As King argues, maybe it’s actually the other way around: that it’s Bush, who as Feinstein said, considers Rice to be “brilliant,” might have been more like the parrot, incorporating the results of Rice’s years of foreign-policy research as a Stanford professor into his own views on international affairs and the war in Iraq. As King wrote:


“Bush listens to Condoleezza Rice because he believes that she knows what she is talking about. Which makes the attacks on Rice even more curious. What prompts Rice’s critics to portray her — a former Stanford University provost who managed a $1.5 billion budget, 1,400 faculty members and 14,000 students — as a flunky who, when ordered, simply salutes and runs out to play huckster?
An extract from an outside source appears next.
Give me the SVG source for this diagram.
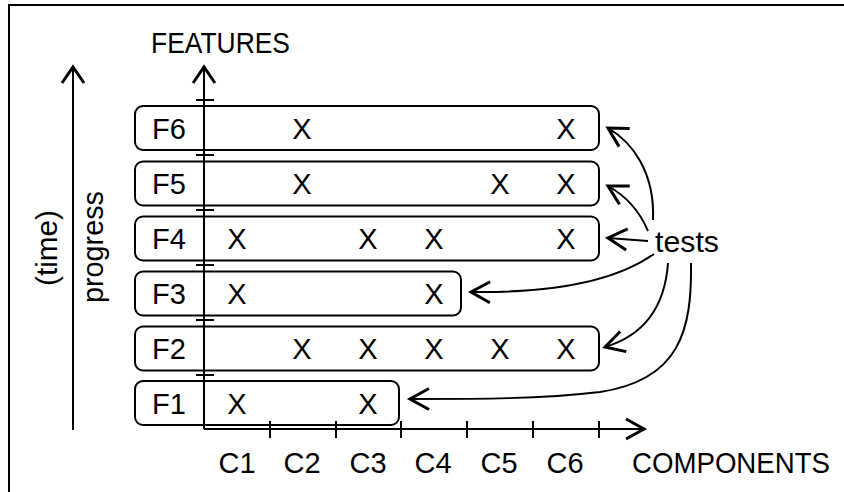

“What’s the motive behind this kind of assault? Is it a desire to demean or put her down? Is it a wish to marginalize Rice in the public eye, to suggest that by reason of her intelligence, ability or integrity, she is unqualified to hold her present post or to become secretary of state?…


“The Boxer-Oliphant…take on Condoleezza Rice stands in sharp contrast to the assessment offered by Dorothy Height, chair and president emerita of the National Council of Negro Women, who wrote in a letter to The Post this week: ‘Despite the challenges she will face, Ms. Rice’s appointment is a time for women of color to smile.'”


Nice to see, even as the feminist establishment stands absolutely silent on Rice, that some of her African-American brothers and sisters are willing to break ranks and be proud of her.” If I were at Democratic National Committe headquarters, I’d be a little nervous.